>> begin

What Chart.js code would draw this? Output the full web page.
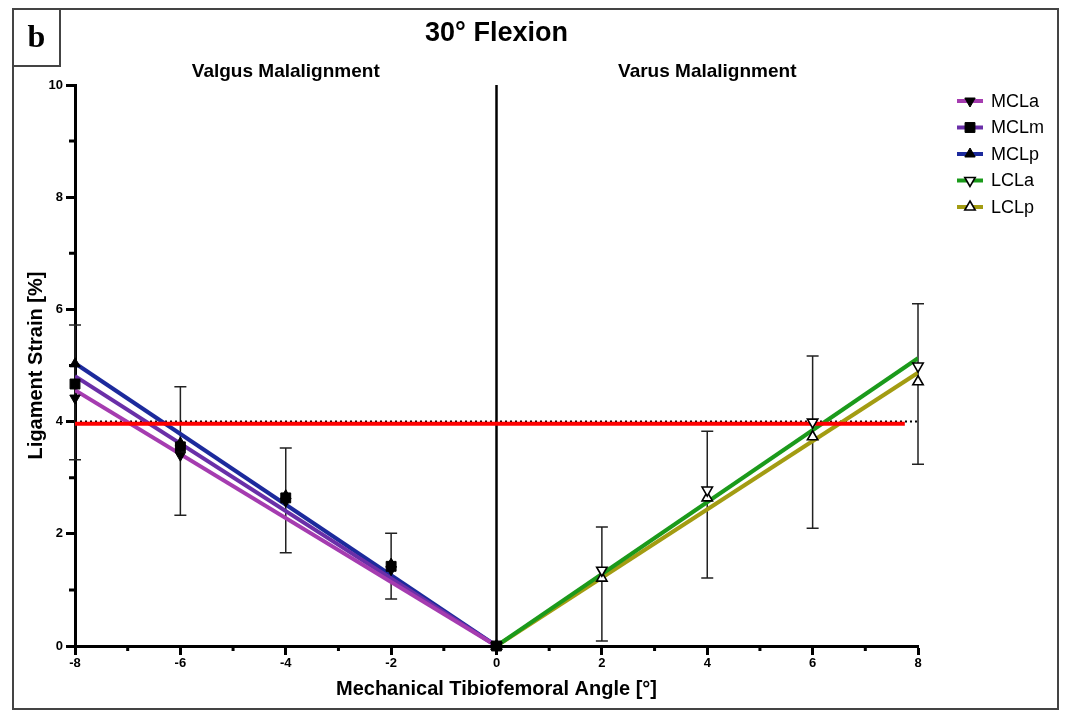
<!DOCTYPE html>
<html>
<head>
<meta charset="utf-8">
<script src="https://cdn.jsdelivr.net/npm/chart.js@4.4.1/dist/chart.umd.min.js"></script>
<style>
  html, body { margin: 0; padding: 0; background: #fff; }
  #wrap { width: 1067px; height: 711px; }
</style>
</head>
<body>
<div id="wrap"><canvas id="chart" width="1067" height="711"></canvas></div>
<script>
// valgus side (medial collateral ligament bundles)
const valgusAngles = [-8, -6, -4, -2, 0]
const mclaStrain = [4.42, 3.40, 2.58, 1.36, 0]
const mclmStrain = [4.67, 3.55, 2.64, 1.42, 0]
const mclpStrain = [5.03, 3.62, 2.68, 1.46, 0]

// varus side (lateral collateral ligament bundles)
const varusAngles = [0, 2, 4, 6, 8]
const lclaStrain = [0, 1.35, 2.78, 3.99, 4.99]
const lclpStrain = [0, 1.21, 2.64, 3.73, 4.71]

// fitted lines, value at each end
const valgusFitX = [-8, 0]
const varusFitX = [0, 8]
const mclaFit = [4.56, 0]
const mclmFit = [4.81, 0]
const mclpFit = [5.04, 0]
const lclaFit = [0, 5.13]
const lclpFit = [0, 4.87]

// error bars (one per angle)
const errAngles = [-8, -6, -4, -2, 2, 4, 6, 8]
const errLow = [3.32, 2.33, 1.66, 0.84, 0.09, 1.21, 2.10, 3.24]
const errHigh = [5.72, 4.62, 3.53, 2.01, 2.12, 3.83, 5.17, 6.10]

// reference levels
const thresholdX = [-8, 8]
const thresholdY = [4, 4]
const redX = [-8, 7.75]
const redY = [3.96, 3.96]
const centerX = [0, 0]
const centerY = [0, 10]

const colors = {
  MCLa: '#a53cb0',
  MCLm: '#6a2fa8',
  MCLp: '#1c2a9c',
  LCLa: '#1b9a1b',
  LCLp: '#a39c12'
}

const SANS = '"Liberation Sans", Arial, Helvetica, sans-serif'

const pts = (xs, ys) => xs.map((x, i) => ({x: x, y: ys[i]}))

// legend entries: [label, color, pointStyle, rotation, filled]
const legendItems = [
  ['MCLa', colors.MCLa, 'triangle', 180, true],
  ['MCLm', colors.MCLm, 'rect', 0, true],
  ['MCLp', colors.MCLp, 'triangle', 0, true],
  ['LCLa', colors.LCLa, 'triangle', 180, false],
  ['LCLp', colors.LCLp, 'triangle', 0, false]
]

function lineSet(label, data, color, width, order, dash) {
  return {
    type: 'line',
    label: label,
    data: data,
    showLine: true,
    borderColor: color,
    borderWidth: width,
    borderDash: dash || [],
    pointRadius: 0,
    fill: false,
    order: order
  }
}

function markerSet(label, data, style, rotation, filled, radius) {
  return {
    type: 'scatter',
    label: label,
    data: data,
    pointStyle: style,
    rotation: rotation,
    pointRadius: radius,
    backgroundColor: filled ? '#000' : '#fff',
    borderColor: '#000',
    borderWidth: filled ? 1 : 1.6,
    clip: false,
    order: 0
  }
}

// first dataset ends up on top
const datasets = [
  markerSet('MCLm', pts(valgusAngles, mclmStrain), 'rect', 0, true, 7),
  markerSet('MCLa', pts(valgusAngles, mclaStrain), 'triangle', 180, true, 6),
  markerSet('MCLp', pts(valgusAngles, mclpStrain), 'triangle', 0, true, 6),
  markerSet('LCLa', pts(varusAngles, lclaStrain), 'triangle', 180, false, 6),
  markerSet('LCLp', pts(varusAngles, lclpStrain), 'triangle', 0, false, 6),
  lineSet('red', pts(redX, redY), '#ff0000', 4, 1),
  lineSet('MCLa fit', pts(valgusFitX, mclaFit), colors.MCLa, 4, 2),
  lineSet('MCLm fit', pts(valgusFitX, mclmFit), colors.MCLm, 4, 2),
  lineSet('MCLp fit', pts(valgusFitX, mclpFit), colors.MCLp, 4, 2),
  lineSet('LCLa fit', pts(varusFitX, lclaFit), colors.LCLa, 4, 2),
  lineSet('LCLp fit', pts(varusFitX, lclpFit), colors.LCLp, 4, 2),
  lineSet('threshold', pts(thresholdX, thresholdY), '#000', 2, 3, [2, 3]),
  lineSet('zero', pts(centerX, centerY), '#000', 2.5, 4)
]

// error bars behind the lines and markers
const errorBars = {
  id: 'errorBars',
  beforeDatasetsDraw(chart) {
    const {ctx, scales: {x, y}} = chart
    ctx.save()
    ctx.strokeStyle = '#222'
    ctx.lineWidth = 1.5
    errAngles.forEach((a, i) => {
      const px = x.getPixelForValue(a)
      const lo = y.getPixelForValue(errLow[i])
      const hi = y.getPixelForValue(errHigh[i])
      ctx.beginPath()
      ctx.moveTo(px, lo)
      ctx.lineTo(px, hi)
      ctx.moveTo(px - 6, lo)
      ctx.lineTo(px + 6, lo)
      ctx.moveTo(px - 6, hi)
      ctx.lineTo(px + 6, hi)
      ctx.stroke()
    })
    ctx.restore()
  }
}

// short ticks on odd values
const minorTicks = {
  id: 'minorTicks',
  afterDraw(chart) {
    const {ctx, chartArea, scales: {x, y}} = chart
    ctx.save()
    ctx.strokeStyle = '#000'
    ctx.lineWidth = 3
    ctx.beginPath()
    for (let v = -7; v <= 7; v += 2) {
      const px = x.getPixelForValue(v)
      ctx.moveTo(px, chartArea.bottom)
      ctx.lineTo(px, chartArea.bottom + 5)
    }
    for (let v = 1; v <= 9; v += 2) {
      const py = y.getPixelForValue(v)
      ctx.moveTo(chartArea.left, py)
      ctx.lineTo(chartArea.left - 6, py)
    }
    ctx.stroke()
    ctx.restore()
  }
}

// frame, panel letter, titles and legend
const decor = {
  id: 'decor',
  afterDraw(chart) {
    const {ctx, chartArea, scales: {x}} = chart
    ctx.save()
    ctx.strokeStyle = '#444'
    ctx.lineWidth = 2
    ctx.strokeRect(13, 9, 1045, 700)
    ctx.strokeRect(13, 9, 47, 57)

    ctx.fillStyle = '#000'
    ctx.textAlign = 'center'
    ctx.textBaseline = 'alphabetic'
    ctx.font = 'bold 32px "Liberation Serif", "Times New Roman", serif'
    ctx.fillText('b', 36.5, 47)

    const mid = (chartArea.left + chartArea.right) / 2
    ctx.font = 'bold 27px ' + SANS
    ctx.fillText('30° Flexion', mid, 41)

    ctx.font = 'bold 19px ' + SANS
    ctx.fillText('Valgus Malalignment', x.getPixelForValue(-4), 77)
    ctx.fillText('Varus Malalignment', x.getPixelForValue(4), 77)

    ctx.textAlign = 'left'
    ctx.textBaseline = 'middle'
    ctx.font = '18px ' + SANS
    legendItems.forEach((item, i) => {
      const [label, color, style, rot, filled] = item
      const cy = 101 + i * 26.5
      ctx.strokeStyle = color
      ctx.lineWidth = 4
      ctx.beginPath()
      ctx.moveTo(957, cy)
      ctx.lineTo(983, cy)
      ctx.stroke()
      ctx.fillStyle = filled ? '#000' : '#fff'
      ctx.strokeStyle = '#000'
      ctx.lineWidth = filled ? 1 : 1.6
      Chart.helpers.drawPoint(ctx, {
        pointStyle: style,
        rotation: rot,
        radius: style === 'rect' ? 7 : 6,
        borderWidth: ctx.lineWidth
      }, 970, cy)
      ctx.fillStyle = '#000'
      ctx.fillText(label, 991, cy + 1)
    })
    ctx.restore()
  }
}

const tickFont = {family: SANS, size: 13, weight: 'bold'}

new Chart(document.getElementById('chart'), {
  type: 'scatter',
  data: {datasets: datasets},
  options: {
    responsive: false,
    animation: false,
    devicePixelRatio: 1,
    layout: {padding: {left: 15, right: 149, top: 85, bottom: 5}},
    plugins: {legend: {display: false}, tooltip: {enabled: false}},
    scales: {
      x: {
        type: 'linear',
        min: -8,
        max: 8,
        afterFit(scale) { scale.height = 60 },
        border: {color: '#000', width: 3},
        grid: {
          drawOnChartArea: false,
          drawTicks: true,
          tickLength: 9,
          tickWidth: 3,
          tickColor: (c) => (c.tick && Math.abs(c.tick.value) % 2 === 1) ? 'rgba(0,0,0,0)' : '#000'
        },
        ticks: {
          stepSize: 1,
          padding: 1,
          color: '#000',
          font: tickFont,
          maxRotation: 0,
          autoSkip: false,
          callback: (v) => (Math.abs(v) % 2 === 0 ? v : '')
        },
        title: {
          display: true,
          text: 'Mechanical Tibiofemoral Angle [°]',
          color: '#000',
          font: {family: SANS, size: 20, weight: 'bold'},
          padding: {top: 4, bottom: 5}
        }
      },
      y: {
        type: 'linear',
        min: 0,
        max: 10,
        afterFit(scale) { scale.width = 60 },
        border: {color: '#000', width: 3},
        grid: {
          drawOnChartArea: false,
          drawTicks: true,
          tickLength: 9,
          tickWidth: 3,
          tickColor: (c) => (c.tick && c.tick.value % 2 === 1) ? 'rgba(0,0,0,0)' : '#000'
        },
        ticks: {
          stepSize: 1,
          padding: 3,
          color: '#000',
          font: tickFont,
          autoSkip: false,
          callback: (v) => (v % 2 === 0 ? v : '')
        },
        title: {
          display: true,
          text: 'Ligament Strain [%]',
          color: '#000',
          font: {family: SANS, size: 20, weight: 'bold'},
          padding: {top: 9, bottom: 0}
        }
      }
    }
  },
  plugins: [errorBars, minorTicks, decor]
})
</script>
</body>
</html>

>> end

▶ _TASK OBJECTIVE_
Each line from the top of the material through the line containing "const mclpStrain = [5.03, 3.62, 2.68, 1.46, 0]" should be reproduced exactly; please drop any images.

▶ _ANSWER FOR THIS EXERCISE_
What Chart.js code would draw this? Output the full web page.
<!DOCTYPE html>
<html>
<head>
<meta charset="utf-8">
<script src="https://cdn.jsdelivr.net/npm/chart.js@4.4.1/dist/chart.umd.min.js"></script>
<style>
  html, body { margin: 0; padding: 0; background: #fff; }
  #wrap { width: 1067px; height: 711px; }
</style>
</head>
<body>
<div id="wrap"><canvas id="chart" width="1067" height="711"></canvas></div>
<script>
// valgus side (medial collateral ligament bundles)
const valgusAngles = [-8, -6, -4, -2, 0]
const mclaStrain = [4.42, 3.40, 2.58, 1.36, 0]
const mclmStrain = [4.67, 3.55, 2.64, 1.42, 0]
const mclpStrain = [5.03, 3.62, 2.68, 1.46, 0]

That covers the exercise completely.